• _Given exercise_
Print only the lines from the top of the data through the line with "Ratio Components (%)</text></g>", both included, skipping every picture.

• _Given information_
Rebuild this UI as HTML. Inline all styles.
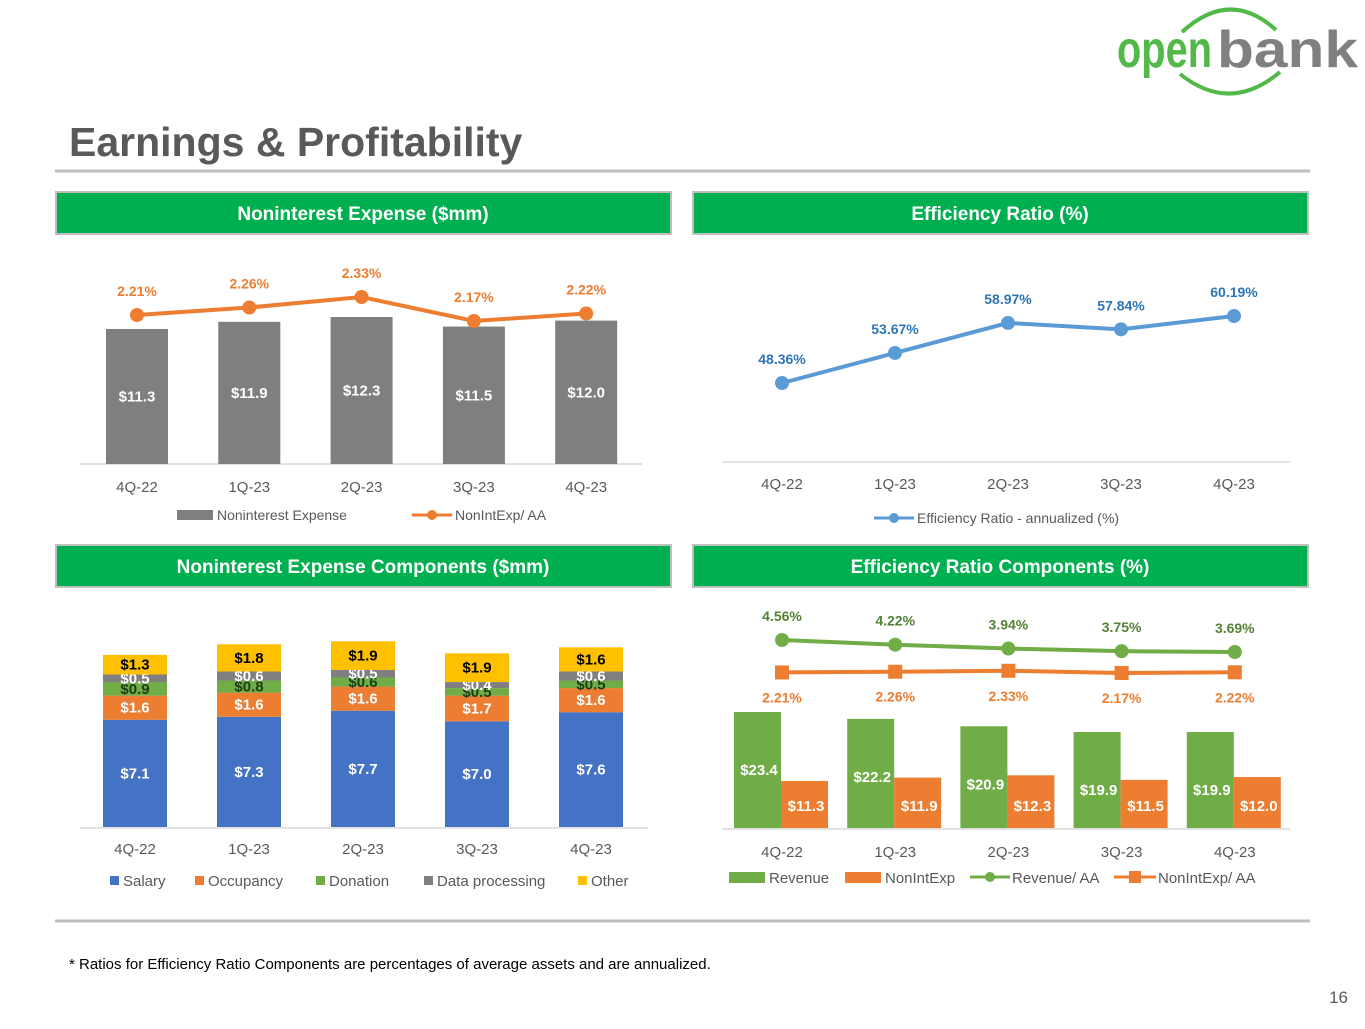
<!DOCTYPE html>
<html><head><meta charset="utf-8">
<style>
body{margin:0;width:1365px;height:1024px;background:#fff;overflow:hidden;font-family:"Liberation Sans",sans-serif;}
svg text{font-family:"Liberation Sans",sans-serif;}
</style></head>
<body>
<svg id="s" width="1365" height="1024" xmlns="http://www.w3.org/2000/svg">
  <g>
    <path d="M1182 32 Q1230 -12 1276 30" fill="none" stroke="#52b848" stroke-width="4"/>
    <path d="M1180 74 Q1230 114 1280 72" fill="none" stroke="#52b848" stroke-width="4"/>
    <text x="1117" y="67" font-size="52" font-weight="bold" fill="#52b848" textLength="95" lengthAdjust="spacingAndGlyphs">open</text>
    <text x="1217" y="67" font-size="52" font-weight="bold" fill="#808080" textLength="141" lengthAdjust="spacingAndGlyphs">bank</text>
  </g>
  <text x="69" y="156" font-size="41" font-weight="bold" fill="#595959">Earnings &amp; Profitability</text>
  <line x1="55" y1="171" x2="1310" y2="171" stroke="#bfbfbf" stroke-width="3"/>
  <line x1="55" y1="921" x2="1310" y2="921" stroke="#bfbfbf" stroke-width="3"/>

  <g><rect x="56" y="192" width="615" height="42" fill="#00b050" stroke="#bfbfbf" stroke-width="2"/><text x="363" y="220" text-anchor="middle" font-size="19" font-weight="bold" fill="#fff">Noninterest Expense ($mm)</text></g>
  <g><rect x="693" y="192" width="615" height="42" fill="#00b050" stroke="#bfbfbf" stroke-width="2"/><text x="1000" y="220" text-anchor="middle" font-size="19" font-weight="bold" fill="#fff">Efficiency Ratio (%)</text></g>
  <g><rect x="56" y="545" width="615" height="42" fill="#00b050" stroke="#bfbfbf" stroke-width="2"/><text x="363" y="573" text-anchor="middle" font-size="19" font-weight="bold" fill="#fff">Noninterest Expense Components ($mm)</text></g>
  <g><rect x="693" y="545" width="615" height="42" fill="#00b050" stroke="#bfbfbf" stroke-width="2"/><text x="1000" y="573" text-anchor="middle" font-size="19" font-weight="bold" fill="#fff">Efficiency Ratio Components (%)</text></g>

  <text x="69" y="969" font-size="15" fill="#000">* Ratios for Efficiency Ratio Components are percentages of average assets and are annualized.</text>
  <text x="1348" y="1003" font-size="17" fill="#595959" text-anchor="end">16</text>
  <g id="charts"></g>
</svg>
<script>
const categories=["4Q-22","1Q-23","2Q-23","3Q-23","4Q-23"];
const nonintExpense=[11.3,11.9,12.3,11.5,12.0];
const nonintAA=[2.21,2.26,2.33,2.17,2.22];
const efficiency=[48.36,53.67,58.97,57.84,60.19];
const salary=[7.1,7.3,7.7,7.0,7.6];
const occupancy=[1.6,1.6,1.6,1.7,1.6];
const donation=[0.9,0.8,0.6,0.5,0.5];
const dataProcessing=[0.5,0.6,0.5,0.4,0.6];
const other=[1.3,1.8,1.9,1.9,1.6];
const revenue=[23.4,22.2,20.9,19.9,19.9];
const revenueAA=[4.56,4.22,3.94,3.75,3.69];

const NS="http://www.w3.org/2000/svg";
const root=document.getElementById('charts');
function el(tag,attrs,parent,txt){const e=document.createElementNS(NS,tag);for(const k in attrs)e.setAttribute(k,attrs[k]);if(txt!==undefined)e.textContent=txt;(parent||root).appendChild(e);return e;}
function grp(name){const g=el('g',{});return g;}
const GREY="#7f7f7f",ORANGE="#ed7d31",BLUE="#5b9bd5",GREEN="#70ad47",DKBLUE="#4472c4",GOLD="#ffc000",AXIS="#d9d9d9";

// Chart 1
(function(){
  const g=grp('noninterest-expense-chart');
  const xs=i=>137+i*112.3, base=464, yb=v=>base-v*11.95, yl=v=>315-(v-2.21)*150;
  el('line',{x1:80,y1:base,x2:642,y2:base,stroke:AXIS,'stroke-width':1.5},g);
  nonintExpense.forEach((v,i)=>{
    const r=el('rect',{x:xs(i)-31,y:yb(v),width:62,height:base-yb(v),fill:GREY},g);
    
    el('text',{x:xs(i),y:(yb(v)+base)/2+5,'text-anchor':'middle','font-size':15,'font-weight':'bold',fill:'#fff'},g,'$'+v.toFixed(1));
    el('text',{x:xs(i),y:492,'text-anchor':'middle','font-size':15,fill:'#595959'},g,categories[i]);
  });
  el('polyline',{points:nonintAA.map((v,i)=>xs(i)+','+yl(v)).join(' '),fill:'none',stroke:ORANGE,'stroke-width':4},g);
  nonintAA.forEach((v,i)=>{
    const c=el('circle',{cx:xs(i),cy:yl(v),r:7,fill:ORANGE},g);
    
    el('text',{x:xs(i),y:yl(v)-19,'text-anchor':'middle','font-size':14,'font-weight':'bold',fill:ORANGE},g,v.toFixed(2)+'%');
  });
  const lg=grp('legend');g.appendChild(lg);
  el('rect',{x:177,y:510,width:36,height:10,fill:GREY},lg);
  el('text',{x:217,y:520,'font-size':14,fill:'#595959'},lg,'Noninterest Expense');
  el('line',{x1:412,y1:515,x2:452,y2:515,stroke:ORANGE,'stroke-width':3},lg);
  el('circle',{cx:432,cy:515,r:5,fill:ORANGE},lg);
  el('text',{x:455,y:520,'font-size':14,fill:'#595959'},lg,'NonIntExp/ AA');
})();

// Chart 2
(function(){
  const g=grp('efficiency-ratio-chart');
  const xs=i=>782+i*113, y=v=>383-(v-48.36)*5.66;
  el('line',{x1:722,y1:462,x2:1290,y2:462,stroke:AXIS,'stroke-width':1.5},g);
  categories.forEach((c,i)=>el('text',{x:xs(i),y:489,'text-anchor':'middle','font-size':15,fill:'#595959'},g,c));
  el('polyline',{points:efficiency.map((v,i)=>xs(i)+','+y(v)).join(' '),fill:'none',stroke:BLUE,'stroke-width':4},g);
  efficiency.forEach((v,i)=>{
    const c=el('circle',{cx:xs(i),cy:y(v),r:7,fill:BLUE},g);
    
    el('text',{x:xs(i),y:y(v)-19,'text-anchor':'middle','font-size':14,'font-weight':'bold',fill:'#2e75b6'},g,v.toFixed(2)+'%');
  });
  const lg=grp('legend');g.appendChild(lg);
  el('line',{x1:874,y1:518,x2:914,y2:518,stroke:BLUE,'stroke-width':3},lg);
  el('circle',{cx:894,cy:518,r:5,fill:BLUE},lg);
  el('text',{x:917,y:523,'font-size':14,fill:'#595959'},lg,'Efficiency Ratio - annualized (%)');
})();

// Chart 3
(function(){
  const g=grp('expense-components-chart');
  const xs=i=>135+i*114, base=827, k=15.1;
  const series=[[salary,DKBLUE,'#fff','salary'],[occupancy,ORANGE,'#fff','occupancy'],[donation,GREEN,'#1e3d12','donation'],[dataProcessing,GREY,'#fff','data-processing'],[other,GOLD,'#000','other']];
  el('line',{x1:80,y1:base+1,x2:648,y2:base+1,stroke:AXIS,'stroke-width':1.5},g);
  categories.forEach((c,i)=>{
    let acc=0;
    series.forEach(([arr,col,tc,nm])=>{
      const v=arr[i], y0=base-acc*k, h=v*k;
      const r=el('rect',{x:xs(i)-32,y:y0-h,width:64,height:h,fill:col},g);
      
      el('text',{x:xs(i),y:y0-h/2+5,'text-anchor':'middle','font-size':15,'font-weight':'bold',fill:tc},g,'$'+v.toFixed(1));
      acc+=v;
    });
    el('text',{x:xs(i),y:854,'text-anchor':'middle','font-size':15,fill:'#595959'},g,c);
  });
  const lg=grp('legend');g.appendChild(lg);
  const items=[['Salary',DKBLUE,110],['Occupancy',ORANGE,195],['Donation',GREEN,316],['Data processing',GREY,424],['Other',GOLD,578]];
  items.forEach(([t,c,x])=>{el('rect',{x:x,y:876,width:9,height:9,fill:c},lg);el('text',{x:x+13,y:886,'font-size':15,fill:'#595959'},lg,t);});
})();

// Chart 4
(function(){
  const g=grp('efficiency-components-chart');
  const xs=i=>782+i*113.2, base=828, yb=v=>781-(v-11.3)*5.7, yl=v=>640-(v-4.56)*13.8;
  categories.forEach((c,i)=>{
    const x=xs(i);
    const r1=el('rect',{x:x-48,y:yb(revenue[i]),width:47,height:base-yb(revenue[i]),fill:GREEN},g);
    
    const r2=el('rect',{x:x-1,y:yb(nonintExpense[i]),width:47,height:base-yb(nonintExpense[i]),fill:ORANGE},g);
    
    el('text',{x:x-23,y:yb(revenue[i])+63,'text-anchor':'middle','font-size':15,'font-weight':'bold',fill:'#fff'},g,'$'+revenue[i].toFixed(1));
    el('text',{x:x+24,y:base-17,'text-anchor':'middle','font-size':15,'font-weight':'bold',fill:'#fff'},g,'$'+nonintExpense[i].toFixed(1));
    el('text',{x:x,y:857,'text-anchor':'middle','font-size':15,fill:'#595959'},g,c);
  });
  el('line',{x1:722,y1:base+1,x2:1290,y2:base+1,stroke:AXIS,'stroke-width':1.5},g);
  el('polyline',{points:revenueAA.map((v,i)=>xs(i)+','+yl(v)).join(' '),fill:'none',stroke:GREEN,'stroke-width':4},g);
  el('polyline',{points:nonintAA.map((v,i)=>xs(i)+','+yl(v)).join(' '),fill:'none',stroke:ORANGE,'stroke-width':4},g);
  revenueAA.forEach((v,i)=>{
    const c=el('circle',{cx:xs(i),cy:yl(v),r:7,fill:GREEN},g);
    
    el('text',{x:xs(i),y:yl(v)-19,'text-anchor':'middle','font-size':14,'font-weight':'bold',fill:'#548235'},g,v.toFixed(2)+'%');
  });
  nonintAA.forEach((v,i)=>{
    const c=el('rect',{x:xs(i)-7,y:yl(v)-7,width:14,height:14,fill:ORANGE},g);
    
    el('text',{x:xs(i),y:yl(v)+30,'text-anchor':'middle','font-size':14,'font-weight':'bold',fill:ORANGE},g,v.toFixed(2)+'%');
  });
  const lg=grp('legend');g.appendChild(lg);
  el('rect',{x:729,y:872,width:36,height:11,fill:GREEN},lg);
  el('text',{x:769,y:883,'font-size':15,fill:'#595959'},lg,'Revenue');
  el('rect',{x:845,y:872,width:36,height:11,fill:ORANGE},lg);
  el('text',{x:885,y:883,'font-size':15,fill:'#595959'},lg,'NonIntExp');
  el('line',{x1:970,y1:877,x2:1010,y2:877,stroke:GREEN,'stroke-width':3},lg);
  el('circle',{cx:990,cy:877,r:5,fill:GREEN},lg);
  el('text',{x:1012,y:883,'font-size':15,fill:'#595959'},lg,'Revenue/ AA');
  el('line',{x1:1114,y1:877,x2:1156,y2:877,stroke:ORANGE,'stroke-width':3},lg);
  el('rect',{x:1129,y:871,width:12,height:12,fill:ORANGE},lg);
  el('text',{x:1158,y:883,'font-size':15,fill:'#595959'},lg,'NonIntExp/ AA');
})();
</script>
</body></html>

• _Solution below_
Rebuild this UI as HTML. Inline all styles.
<!DOCTYPE html>
<html><head><meta charset="utf-8">
<style>
body{margin:0;width:1365px;height:1024px;background:#fff;overflow:hidden;font-family:"Liberation Sans",sans-serif;}
svg text{font-family:"Liberation Sans",sans-serif;}
</style></head>
<body>
<svg id="s" width="1365" height="1024" xmlns="http://www.w3.org/2000/svg">
  <g>
    <path d="M1182 32 Q1230 -12 1276 30" fill="none" stroke="#52b848" stroke-width="4"/>
    <path d="M1180 74 Q1230 114 1280 72" fill="none" stroke="#52b848" stroke-width="4"/>
    <text x="1117" y="67" font-size="52" font-weight="bold" fill="#52b848" textLength="95" lengthAdjust="spacingAndGlyphs">open</text>
    <text x="1217" y="67" font-size="52" font-weight="bold" fill="#808080" textLength="141" lengthAdjust="spacingAndGlyphs">bank</text>
  </g>
  <text x="69" y="156" font-size="41" font-weight="bold" fill="#595959">Earnings &amp; Profitability</text>
  <line x1="55" y1="171" x2="1310" y2="171" stroke="#bfbfbf" stroke-width="3"/>
  <line x1="55" y1="921" x2="1310" y2="921" stroke="#bfbfbf" stroke-width="3"/>

  <g><rect x="56" y="192" width="615" height="42" fill="#00b050" stroke="#bfbfbf" stroke-width="2"/><text x="363" y="220" text-anchor="middle" font-size="19" font-weight="bold" fill="#fff">Noninterest Expense ($mm)</text></g>
  <g><rect x="693" y="192" width="615" height="42" fill="#00b050" stroke="#bfbfbf" stroke-width="2"/><text x="1000" y="220" text-anchor="middle" font-size="19" font-weight="bold" fill="#fff">Efficiency Ratio (%)</text></g>
  <g><rect x="56" y="545" width="615" height="42" fill="#00b050" stroke="#bfbfbf" stroke-width="2"/><text x="363" y="573" text-anchor="middle" font-size="19" font-weight="bold" fill="#fff">Noninterest Expense Components ($mm)</text></g>
  <g><rect x="693" y="545" width="615" height="42" fill="#00b050" stroke="#bfbfbf" stroke-width="2"/><text x="1000" y="573" text-anchor="middle" font-size="19" font-weight="bold" fill="#fff">Efficiency Ratio Components (%)</text></g>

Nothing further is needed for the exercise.